I did an internet search on Agatha Christie, and found some references to "anti-Semitism and xenophobia" in her earlier works.

A few bloggers listed page numbers in "And Then There Were None," which had negative portrayals of Jewish characters.

That's what I know.

Kerrie said...

Raises some interesting questions kathy. AND THEN THERE WERE NONE was published in 1939 when Britain is on the brink of war.
Seriously though Shakespeare has some pretty negative portrayals of Jewish charcaters (Shylock was the prime example) but we haven't stopped reading Shakespeare.
Is it because the thoughts are being expressed by Poirot?

kathy d. said...

I don't know who is expressing the thoughts. I would have to research this.

But I did know about the derivation of the title of that book, and I didn't want to read it anyway because I stay away from books which use certain words or concepts. That's me, my limits, how I was brought up.

But if I find out more, will blog in.

C.B. James said...

I think the poem you quote illustrates my feelings about this quite well. Changing the word nigger to "soldier boys" has not hurt the poem much. I think "soldiers" would improve the rhythm, but that's a quibble.
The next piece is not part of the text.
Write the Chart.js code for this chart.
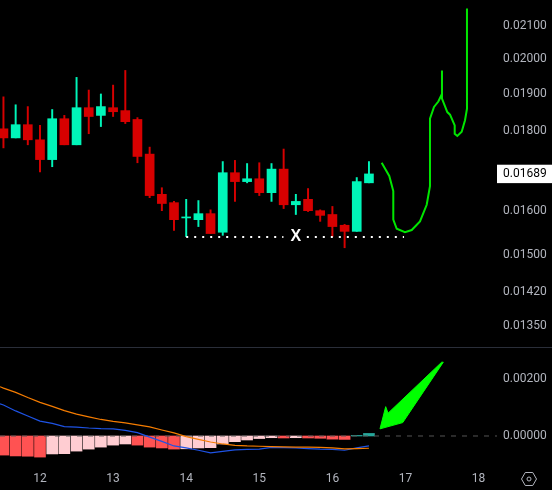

Doing the same is not going to hurt Huckleberry Finn, either. And if you think it will hurt the book, you can still get a copy closer to the original.

Nan said...

Not ever should words in books be changed! Better to have an essay in the front of the book explaining that this is just the way it was then. Better for teachers and parents to have conversations with kids talking about the past. And you know what, there is always going to be something which is offensive to someone. Where does it stop if this horror begins?